Borg, who serves as Canon Theologian at Trinity Episcopal Cathedral in Portland and Hundere Chair of Religion and Culture Emeritus in the Philosophy Department at Oregon State University, presented a lecture entitled, “Speaking Christian: Reclaiming Christian Language,” on Wednesday, November 3, at the 6th Annual David and Marilyn Knutson Lecture.
The lectureship brings to campus nationally recognized scholars who creatively work within the historical, scriptural, and theological sources of a living faith tradition, bringing those sources into dialogue with contemporary questions and challenges.
Borg argued there are two central features of “common Christianity” that have shaped the meanings of much of Christian language and can explain why it’s becoming increasingly unfamiliar.
These features are the literalization of Christian language and an understanding, or misunderstanding, of Christianity’s core message.
Literalization of the Christian language—believing that all or even just some of the Bible is literally and absolutely true—is neither ancient nor traditional, Borg said.
“Biblical inerrancy and insistence on the literal interpretation of the Bible are modern products of the last few hundreds years,” Borg said.
Borg suggested an exercise: think back to the end of your childhood, age 10 or 12, and think about what you would have said about the heart of the gospel if you had to sum it up in a sentence or two.
He vividly recalled what his answer would have been at the time: “Jesus died for our sins so that we can be forgiven and go to heaven if we believe in him.”
“Even if you grew up in non church going family,” Borg said, “you would have formed such impression by age 12 or so.”
Analyzing his own response he said, “let me underline what it emphasizes, the afterlife. It emphasizes our sinfulness,” he said.
His response wasn’t peculiar to his upbringing, but it was and is central to common Christianity, Borg said.
Words have their meaning within contexts and frameworks, he said. Borg argued that the meanings of words in the bible are much different, richer and fuller than in our minds.
“The most common meanings of these words are simply wrong,” he said. They distort the biblical meaning, “hence the need to learn how to speak Christian again.”
As an example, Borg analyzed the biblical and contemporary meanings of the word salvation. Most people think the word salvation relates to sins and forgiveness, but nothing in the bible alludes to this, said Borg.
“It (salvation) names the aim, the goal, the purpose of Christian life,” said Borg, “and yet for many people it’s not only misunderstood, it’s a loaded word.”
Borg argued that the modern interpretation of the word salvation is “a terrible reduction of the meaning of that word.”
“Salvation in the Bible is primarily about transformation in this life, in this side of death, a two-fold transformation, a transformation of ourselves and the world,” said Borg. “Salvation is about reconnection. Salvation is about healing the wounds of existence and we all grew up wounded.”
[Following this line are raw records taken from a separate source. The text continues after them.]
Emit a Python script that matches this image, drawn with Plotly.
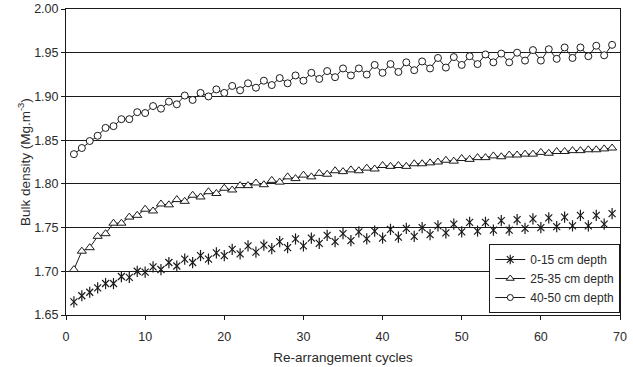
import plotly.graph_objects as go

cycles = list(range(1, 70))

depth_0_15 = [1.665, 1.672, 1.676, 1.681, 1.686, 1.686, 1.694, 1.693, 1.700, 1.699,
              1.705, 1.702, 1.710, 1.706, 1.714, 1.710, 1.718, 1.714, 1.721, 1.718,
              1.725, 1.720, 1.729, 1.722, 1.730, 1.726, 1.734, 1.727, 1.737, 1.729,
              1.738, 1.732, 1.741, 1.734, 1.743, 1.735, 1.745, 1.737, 1.746, 1.738,
              1.748, 1.739, 1.749, 1.740, 1.750, 1.742, 1.752, 1.744, 1.754, 1.745,
              1.756, 1.746, 1.756, 1.747, 1.758, 1.747, 1.759, 1.749, 1.760, 1.750,
              1.761, 1.751, 1.762, 1.752, 1.764, 1.752, 1.764, 1.754, 1.766]

depth_25_35 = [1.702, 1.723, 1.727, 1.740, 1.743, 1.755, 1.755, 1.762, 1.764, 1.771,
               1.769, 1.777, 1.776, 1.782, 1.780, 1.787, 1.785, 1.791, 1.789, 1.795,
               1.793, 1.798, 1.798, 1.801, 1.799, 1.804, 1.802, 1.808, 1.806, 1.810,
               1.808, 1.812, 1.811, 1.815, 1.814, 1.816, 1.815, 1.818, 1.817, 1.821,
               1.820, 1.821, 1.820, 1.823, 1.823, 1.824, 1.825, 1.827, 1.826, 1.829,
               1.828, 1.830, 1.830, 1.832, 1.831, 1.833, 1.833, 1.834, 1.834, 1.836,
               1.835, 1.837, 1.837, 1.838, 1.838, 1.839, 1.839, 1.840, 1.841]

depth_40_50 = [1.834, 1.841, 1.849, 1.855, 1.864, 1.866, 1.874, 1.874, 1.882, 1.881,
               1.889, 1.886, 1.894, 1.891, 1.901, 1.896, 1.904, 1.900, 1.908, 1.904,
               1.912, 1.907, 1.915, 1.910, 1.918, 1.913, 1.921, 1.915, 1.924, 1.918,
               1.927, 1.920, 1.929, 1.922, 1.932, 1.924, 1.932, 1.925, 1.936, 1.927,
               1.937, 1.928, 1.939, 1.930, 1.940, 1.932, 1.944, 1.933, 1.945, 1.936,
               1.946, 1.937, 1.948, 1.939, 1.949, 1.939, 1.950, 1.941, 1.953, 1.941,
               1.954, 1.943, 1.956, 1.944, 1.956, 1.946, 1.958, 1.947, 1.959]

series_names = ["0-15 cm depth", "25-35 cm depth", "40-50 cm depth"]
y_ticks = [1.65, 1.70, 1.75, 1.80, 1.85, 1.90, 1.95, 2.00]
x_ticks = [0, 10, 20, 30, 40, 50, 60, 70]
y_title = "Bulk density (Mg.m<sup>-3</sup>)"
x_title = "Re-arrangement cycles"

INK = "#1a1a1a"
TXT = "#2a2a2a"
fig = go.Figure()

# 0-15 cm: asterisk-like markers (X + vertical bar), no connecting line
fig.add_trace(go.Scatter(x=cycles, y=depth_0_15, mode="markers", showlegend=False,
                         marker=dict(symbol="x-thin-open", size=7, color=INK,
                                     line=dict(color=INK, width=1.2))))
fig.add_trace(go.Scatter(x=cycles, y=depth_0_15, mode="markers", showlegend=False,
                         marker=dict(symbol="line-ns-open", size=8, color=INK,
                                     line=dict(color=INK, width=1.2))))

# 25-35 cm: triangles
fig.add_trace(go.Scatter(x=cycles, y=depth_25_35, mode="lines+markers", showlegend=False,
                         line=dict(color=INK, width=1),
                         marker=dict(symbol="triangle-up", size=8, color="white",
                                     line=dict(color=INK, width=1))))

# 40-50 cm: circles
fig.add_trace(go.Scatter(x=cycles, y=depth_40_50, mode="lines+markers", showlegend=False,
                         line=dict(color=INK, width=1),
                         marker=dict(symbol="circle", size=7, color="white",
                                     line=dict(color=INK, width=1))))

# legend entries
fig.add_trace(go.Scatter(x=[None], y=[None], mode="lines+markers", name=series_names[0],
                         line=dict(color=INK, width=1),
                         marker=dict(symbol="asterisk-open", size=8, color=INK,
                                     line=dict(color=INK, width=1.2))))
fig.add_trace(go.Scatter(x=[None], y=[None], mode="lines+markers", name=series_names[1],
                         line=dict(color=INK, width=1),
                         marker=dict(symbol="triangle-up", size=7, color="white",
                                     line=dict(color=INK, width=1))))
fig.add_trace(go.Scatter(x=[None], y=[None], mode="lines+markers", name=series_names[2],
                         line=dict(color=INK, width=1),
                         marker=dict(symbol="circle", size=6, color="white",
                                     line=dict(color=INK, width=1))))

fig.update_layout(
    width=633, height=367,
    margin=dict(l=66, r=13, t=9, b=52),
    paper_bgcolor="white", plot_bgcolor="white",
    font=dict(family="Liberation Sans, Arial, sans-serif", size=12, color=TXT),
    showlegend=True,
    legend=dict(x=0.764, y=0.232, xanchor="left", yanchor="top",
                bgcolor="white", bordercolor=INK, borderwidth=1,
                font=dict(size=12, color=TXT), tracegroupgap=0,
                itemwidth=30),
    xaxis=dict(range=[0, 70], tickvals=x_ticks, ticks="outside", ticklen=4,
               tickcolor=INK, showline=True, linecolor=INK, linewidth=1, mirror=True,
               showgrid=False, zeroline=False, ticklabelstandoff=6, automargin=False,
               tickfont=dict(size=12.5),
               title=dict(text=x_title, font=dict(size=13.5), standoff=9)),
    yaxis=dict(range=[1.65, 2.00], tickvals=y_ticks, tickformat=".2f", ticks="outside",
               ticklen=4, tickcolor=INK, showline=True, linecolor=INK, linewidth=1,
               mirror=True, showgrid=True, gridcolor=INK, gridwidth=1, zeroline=False,
               automargin=False, tickfont=dict(size=12.5)),
    annotations=[dict(text=y_title, xref="paper", yref="paper", x=-0.076, y=0.5,
                      xanchor="center", yanchor="middle", textangle=-90,
                      showarrow=False, font=dict(size=13.5, color=TXT))],
)

fig.write_html("out.html")
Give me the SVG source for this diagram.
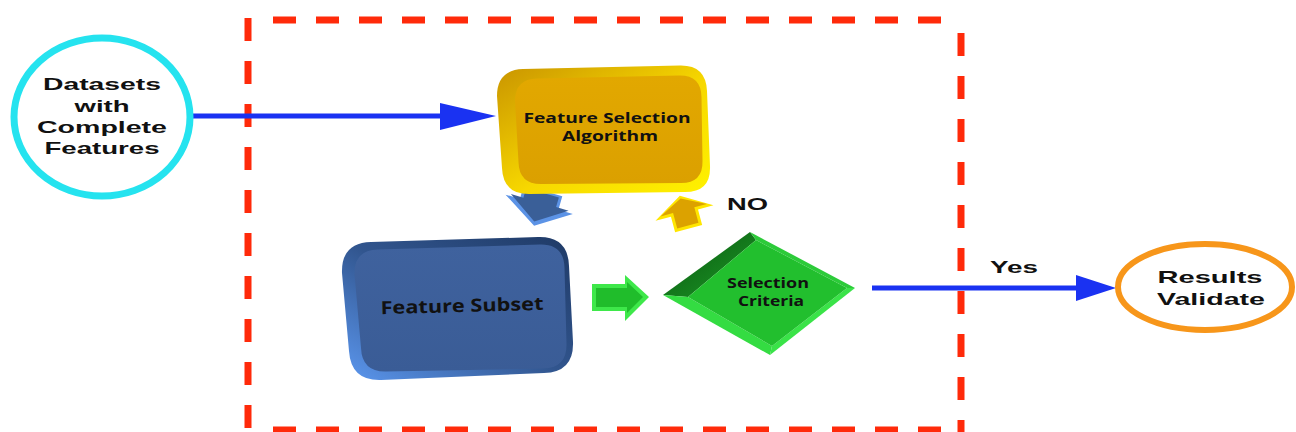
<svg xmlns="http://www.w3.org/2000/svg" width="1296" height="432" viewBox="0 0 1296 432">
  <defs>
    <linearGradient id="gold-rim" x1="0" y1="0" x2="1" y2="1">
      <stop offset="0" stop-color="#c99400"/>
      <stop offset="0.55" stop-color="#f7d800"/>
      <stop offset="1" stop-color="#fff200"/>
    </linearGradient>
    <linearGradient id="gold-face" x1="0" y1="0" x2="0" y2="1">
      <stop offset="0" stop-color="#e2a800"/>
      <stop offset="1" stop-color="#dba000"/>
    </linearGradient>
    <linearGradient id="blue-rim" x1="1" y1="0" x2="0" y2="1">
      <stop offset="0" stop-color="#1f3a66"/>
      <stop offset="0.5" stop-color="#31558e"/>
      <stop offset="1" stop-color="#5c98f0"/>
    </linearGradient>
    <linearGradient id="blue-face" x1="0" y1="0" x2="0" y2="1">
      <stop offset="0" stop-color="#3f629e"/>
      <stop offset="1" stop-color="#3a5c96"/>
    </linearGradient>
    <linearGradient id="green-dark" x1="0" y1="0" x2="1" y2="1">
      <stop offset="0" stop-color="#0a5410"/>
      <stop offset="1" stop-color="#1c9a26"/>
    </linearGradient>
    <style>
      .frame { stroke: #ff2a0a; stroke-width: 7; fill: none; stroke-dasharray: 23 20; }
      .flow { stroke: #1a32f2; stroke-width: 5; fill: none; }
      .head { fill: #1a32f2; }
      .sans { font-family: "Liberation Sans", Arial, sans-serif; font-weight: 700; fill: #111; }
      .cal { font-family: "Open Sans", "Liberation Sans", sans-serif; font-weight: 700; fill: #111; }
    </style>
  </defs>

  <!-- dashed boundary of the selection loop -->
  <g id="boundary">
    <line class="frame" x1="248" y1="18" x2="248" y2="432"/>
    <line class="frame" x1="273" y1="20" x2="956" y2="20"/>
    <line class="frame" x1="961" y1="33" x2="961" y2="432"/>
    <line class="frame" x1="273" y1="430" x2="956" y2="430"/>
  </g>

  <!-- connectors -->
  <g id="connectors">
    <line class="flow" x1="191" y1="116" x2="444" y2="116"/>
    <polygon class="head" points="440,103 496,116 440,130"/>
    <line class="flow" x1="872" y1="288" x2="1080" y2="288"/>
    <polygon class="head" points="1076,275 1116,288 1076,301"/>

    <!-- block arrow: algorithm to subset -->
    <g transform="translate(537,212) rotate(16)">
      <polygon points="-20,-22 20,-22 20,-8 35,-8 1,14 -35,-8 -20,-8" fill="#5c93e6"/>
      <polygon points="-17,-20 17,-20 17,-10 30,-10 0,10 -30,-10 -17,-10" fill="#3a5f98"/>
    </g>
    <!-- block arrow: subset to criteria -->
    <polygon points="592,284 625,284 625,275 649,297 625,321 625,311 592,311" fill="#3ee84a"/>
    <polygon points="596,288 627,288 627,282 643,297 627,313 627,307 596,307" fill="#20bd2b"/>
    <!-- block arrow: criteria back to algorithm -->
    <g transform="translate(685,215) rotate(-15)">
      <polygon points="-14,14 14,14 14,-2 30,-2 0,-20 -30,-2 -14,-2" fill="#ffe600"/>
      <polygon points="-11,11 11,11 11,-5 24,-5 0,-17 -24,-5 -11,-5" fill="#dca200"/>
    </g>
    <text class="sans" x="727" y="210" font-size="17" textLength="41" lengthAdjust="spacingAndGlyphs">NO</text>
    <text class="sans" x="990" y="273" font-size="17" textLength="48" lengthAdjust="spacingAndGlyphs">Yes</text>
  </g>

  <!-- input datasets -->
  <g id="datasets">
    <ellipse cx="102" cy="117" rx="88" ry="79" fill="#fff" stroke="#25e3ef" stroke-width="7"/>
    <text class="sans" x="102" y="90" font-size="17" text-anchor="middle" textLength="118" lengthAdjust="spacingAndGlyphs">Datasets</text>
    <text class="sans" x="102" y="112" font-size="17" text-anchor="middle" textLength="55" lengthAdjust="spacingAndGlyphs">with</text>
    <text class="sans" x="102" y="133" font-size="17" text-anchor="middle" textLength="130" lengthAdjust="spacingAndGlyphs">Complete</text>
    <text class="sans" x="102" y="154" font-size="17" text-anchor="middle" textLength="115" lengthAdjust="spacingAndGlyphs">Features</text>
  </g>

  <!-- feature selection algorithm -->
  <g id="algorithm">
    <path d="M 523,69 L 680,65.5 Q 706,65 707,91 L 710,166 Q 711,192 685,192 L 529,194 Q 503,194 502,168 L 497,96 Q 497,70 523,69 Z" fill="url(#gold-rim)"/>
    <path d="M 537,78.5 L 679,75.5 Q 701,75 701.5,97 L 702.5,161 Q 703,183 681,183 L 541,184 Q 519,184 518.5,162 L 515,101 Q 515,79 537,78.5 Z" fill="url(#gold-face)"/>
    <text class="cal" x="607" y="123" font-size="14" text-anchor="middle" textLength="167" lengthAdjust="spacingAndGlyphs">Feature Selection</text>
    <text class="cal" x="610" y="141" font-size="14" text-anchor="middle" textLength="96" lengthAdjust="spacingAndGlyphs">Algorithm</text>
  </g>

  <!-- feature subset -->
  <g id="subset">
    <path d="M 371,242 L 538,237 Q 568,236 569,266 L 573,342 Q 574,372 544,373 L 381,380 Q 351,381 349,351 L 342,273 Q 341,243 371,242 Z" fill="url(#blue-rim)"/>
    <path d="M 378,249.5 L 540,244.5 Q 564,244 564.5,268 L 566.5,344 Q 567,368 543,368.5 L 386,371.5 Q 362,372 361,348 L 354.5,274 Q 354,250 378,249.5 Z" fill="url(#blue-face)"/>
    <text class="cal" x="462" y="312" font-size="18" text-anchor="middle" textLength="163" lengthAdjust="spacingAndGlyphs" transform="rotate(-1.5 462 306)">Feature Subset</text>
  </g>

  <!-- selection criteria decision -->
  <g id="criteria">
    <polygon points="663,295 750,232 756,240 688,297" fill="url(#green-dark)"/>
    <polygon points="750,232 855,288 847,288 756,240" fill="#2ccb39"/>
    <polygon points="855,288 770,355 772,346 847,288" fill="#3ae348"/>
    <polygon points="770,355 663,295 688,297 772,346" fill="#34dc42"/>
    <polygon points="688,297 756,240 847,288 772,346" fill="#22bf2e"/>
    <text class="cal" x="768" y="288" font-size="14" text-anchor="middle" textLength="82" lengthAdjust="spacingAndGlyphs">Selection</text>
    <text class="cal" x="771" y="306" font-size="14" text-anchor="middle" textLength="66" lengthAdjust="spacingAndGlyphs">Criteria</text>
  </g>

  <!-- validation -->
  <g id="validate">
    <ellipse cx="1205" cy="287" rx="87" ry="43" fill="#fff" stroke="#f7961a" stroke-width="6"/>
    <text class="sans" x="1210" y="283" font-size="17" text-anchor="middle" textLength="105" lengthAdjust="spacingAndGlyphs">Results</text>
    <text class="sans" x="1211" y="305" font-size="17" text-anchor="middle" textLength="108" lengthAdjust="spacingAndGlyphs">Validate</text>
  </g>
</svg>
Christian language is becoming increasingly unfamiliar because of a framework that has developed over the last few hundred year years, Borg said. Common Christianity, what most Christians learned and take for granted, has significantly shaped the meanings of much of Christian language.
Many who attended Borg’s lecture said they enjoyed the lecture and the approach Borg took to this topic.
“He speaks to all of the people who cannot embrace what they grew up with as children,” said Lynn Ostenson ‘71. “He gives people something to replace the traditional Christianity that isn’t working for them anymore.”
“I’m not a religion major so I don’t get a chance to study these things,” said senior psychology major Sarah Eisert of Borg’s lecture. “It’s a more cohesive critique of traditional Christianity and how it can be seen differently and in a way that I could understand.”